After his return from the nearly two-month-long political sabbatical on April 16, Congress vice-president Rahul Gandhi has been unsparing in his attacks on Prime Minister Narendra Modi and his government over issues concerning farmers, landless labourers, netizens, middle-class home buyers, fishermen, ex-servicemen, Dalits and now sanitation workers.
This appears clearly to be part of a grand strategy to reach out to different sections, that once comprised the support base of the Congress but which gradually shifted their loyalties to different parties, in a desperate bid to revive the party's sagging fortunes after its worst ever electoral defeat in 2014 Lok Sabha elections.
In the case of striking sanitation workers in Delhi, Gandhi attacked the ruling Aam Aadmi Party (AAP), which had eaten into the Congress vote-bank in the assembly elections early this year. The Congress is desperately seeking to regain its space in Delhi from the AAP.
The new-found aggression by taking different communities into account has given a fresh lease of life to the Congress after a series of electoral setbacks. It appears to have regained some ground at least in Parliament where its aggressive tone on various issues, especially plight of farmers and the land acquisition bill, has put the BJP-led government on the defensive.
While Congress president Sonia Gandhi had led the Opposition from the front in the first part of the budget session, the second half saw a combative Rahul launch stinging attacks on the Modi government.
The Congress has already launched a countrywide agitation against the NDA government's policies on farm, land and labour reforms,
issues the party hopes will help reconnect with its eroding traditional support base. The party has maintained its opposition to the land bill was non-negotiable and it would go to any extent to ensure it is withdrawn and provisions of the original UPA law restored. It has vowed to champion the cause of tribals and forest dwellers both in Parliament and on the streets.

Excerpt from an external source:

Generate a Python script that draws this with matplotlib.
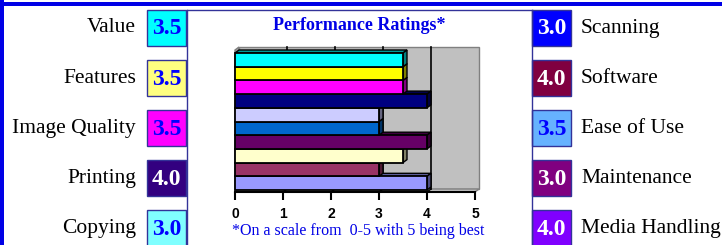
import numpy as np
import matplotlib
matplotlib.use("Agg")
import matplotlib.pyplot as plt
from matplotlib.patches import Polygon, Rectangle
from matplotlib.colors import to_rgb

W, H = 722, 245

# bars, top to bottom
bar_values = [3.5, 3.5, 3.5, 4.0, 3.0, 3.0, 4.0, 3.5, 3.0, 4.0]
bar_colors = ["#00FFFF", "#FFFF00", "#FF00FF", "#000080", "#CCCCFF",
              "#0066CC", "#660066", "#FFFFCC", "#993366", "#9999FF"]

# rating boxes
left_labels = ["Value", "Features", "Image Quality", "Printing", "Copying"]
left_scores = ["3.5", "3.5", "3.5", "4.0", "3.0"]
left_fill = ["#00FFFF", "#FFFF80", "#FF00FF", "#330080", "#80FFFF"]
left_text = ["#0000FF", "#0000FF", "#0000FF", "white", "#0000FF"]

right_labels = ["Scanning", "Software", "Ease of Use", "Maintenance", "Media Handling"]
right_scores = ["3.0", "4.0", "3.5", "3.0", "4.0"]
right_fill = ["#0000FF", "#800040", "#66B2FF", "#800080", "#8000FF"]
right_text = ["white", "white", "#0000FF", "white", "white"]

x_ticks = [0, 1, 2, 3, 4, 5]

SERIF = "Liberation Serif"
SANS = "Liberation Sans"
FRAME = "#333399"
BLUE = "#0000E6"


def shade(c, f):
    r, g, b = to_rgb(c)
    return (r * f, g * f, b * f)


fig = plt.figure(figsize=(W / 100, H / 100), dpi=100)
fig.patch.set_facecolor("white")

# overlay in pixel coordinates for the frame and the rating boxes
lay = fig.add_axes([0, 0, 1, 1], zorder=0)
lay.set_xlim(0, W)
lay.set_ylim(H, 0)
lay.axis("off")
lay.patch.set_alpha(0)

lay.add_patch(Rectangle((0, 2.5), W, 4, color=BLUE, lw=0))
lay.add_patch(Rectangle((0, 0), 3.5, H, color=BLUE, lw=0))
lay.plot([187, 532], [10, 10], color=FRAME, lw=1)
lay.plot([187, 187], [10, H], color=FRAME, lw=1)
lay.plot([532, 532], [10, H], color=FRAME, lw=1)

for i in range(5):
    top = 10 + 50 * i
    cy = top + 18
    lay.add_patch(Rectangle((147, top), 39, 36, facecolor=left_fill[i],
                            edgecolor=FRAME, lw=1))
    lay.text(166.5, cy + 1, left_scores[i], ha="center", va="center",
             family=SERIF, weight="bold", size=17, color=left_text[i])
    lay.text(136, cy, left_labels[i], ha="right", va="center",
             family=SERIF, size=15.5, color="black")

    lay.add_patch(Rectangle((532, top), 39, 36, facecolor=right_fill[i],
                            edgecolor=FRAME, lw=1))
    lay.text(551.5, cy + 1, right_scores[i], ha="center", va="center",
             family=SERIF, weight="bold", size=17, color=right_text[i])
    lay.text(581, cy, right_labels[i], ha="left", va="center",
             family=SERIF, size=15.5, color="black")

lay.text(359, 25, "Performance Ratings*", ha="center", va="center",
         family=SERIF, weight="bold", size=13, color=BLUE)
lay.text(358, 231, "*On a scale from  0-5 with 5 being best", ha="center",
         va="center", family=SERIF, size=11.5, color=BLUE)

# bar chart axes: 0..5 -> 235..475 px, bars 53..190 px, floor 192 px
ppu_x = 48.0
ppu_y = 13.7
x0 = -5 / ppu_x
x1 = 5 + 10 / ppu_x
y_top = -0.5 - (53 - 44) / ppu_y
y_floor = 9.5 + (192 - 190) / ppu_y
ax = fig.add_axes([230 / W, 1 - 192 / H, 255 / W, 148 / H], zorder=1)
ax.patch.set_alpha(0)
ax.set_xlim(x0, x1)
ax.set_ylim(y_floor, y_top)

dx = 4 / ppu_x
dy = 3 / ppu_y
wall_top = -0.5 - 6 / ppu_y
wall_bot = y_floor - dy

wall = "#C0C0C0"
ax.add_patch(Polygon([(dx, wall_top), (5 + dx, wall_top), (5 + dx, wall_bot), (dx, wall_bot)],
                     closed=True, facecolor=wall, edgecolor="#808080", lw=1, zorder=1))
ax.add_patch(Polygon([(0, y_floor), (5, y_floor), (5 + dx, wall_bot), (dx, wall_bot)],
                     closed=True, facecolor=wall, edgecolor="#808080", lw=1, zorder=1))
ax.add_patch(Polygon([(0, wall_top + dy), (dx, wall_top), (dx, wall_bot), (0, y_floor)],
                     closed=True, facecolor="#A0A0A0", edgecolor="#808080", lw=1, zorder=1))
for k in x_ticks[1:-1]:
    ax.plot([k + dx, k + dx], [wall_top, wall_bot], color="black", lw=1.2, zorder=2)
    ax.plot([k, k + dx], [y_floor, wall_bot], color="black", lw=1, zorder=2)

y_idx = np.arange(len(bar_values))
bars = ax.barh(y_idx, bar_values, height=1.0, color=bar_colors,
               edgecolor="black", linewidth=1.3)
for i, (b, v, c) in enumerate(zip(bars, bar_values, bar_colors)):
    z = 40 - 3 * i
    b.set_zorder(z)
    top = i - 0.5
    bot = i + 0.5
    ax.add_patch(Polygon([(0, top), (v, top), (v + dx, top - dy), (dx, top - dy)],
                         closed=True, facecolor=shade(c, 0.6), edgecolor="black",
                         lw=1.0, zorder=z - 1))
    ax.add_patch(Polygon([(v, top), (v + dx, top - dy), (v + dx, bot - dy), (v, bot)],
                         closed=True, facecolor=shade(c, 0.5), edgecolor="black",
                         lw=1.0, zorder=z - 1))

for s in ["top", "left", "right"]:
    ax.spines[s].set_visible(False)
ax.spines["bottom"].set_bounds(0, 5)
ax.spines["bottom"].set_linewidth(1.5)
ax.spines["bottom"].set_zorder(50)
ax.set_yticks([])
ax.set_xticks(x_ticks)
ax.set_xticklabels([str(t) for t in x_ticks], family=SANS, weight="bold", size=10)
ax.tick_params(axis="x", direction="out", length=6, width=1.5, pad=5, colors="black")

fig.savefig("out.png", dpi=100)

Rahul, too, has plunged headlong into the battle since his return with a countrywide padyatra that he launched from Vidarbha in
Maharashtra on April 30 to support the cause.
His advocating net neutrality was seen as an attempt at an image makeover as Rahul had so far chosen to stay away from all forms of
social media. Similarly, after the middle class completely deserted the Congress, Rahul's assurance to fight for their cause is clearly an attempt to seek rapprochement. Sonia had on many occasions in the past stressed the need to address the aspirations of the middle class.
The Dalit outreach has been planned in order to win back the support of the community which has shifted its allegiance to the Bahujan Samaj Party for years now. However, a major chunk of the Dalit vote bank both in Uttar Pradesh and Bihar gravitated towards the BJP in the 2014 Lok Sabha elections. A buoyed BJP is now eyeing Bihar, where assembly elections are due in September-October this year, and has stepped up its efforts to woo the Dalit and Mahadalit communities.
Also, Rahul's repeated "suit-boot ki sarkar" barbs at the Modi government has prompted many senior ministers to return the fire. Finance minister Arun Jaitley hit back, saying there is a "difference between a national duty and disappearance for a jaunt" and that theirs is a "soojh-boojh ki sarkar" (a wise government).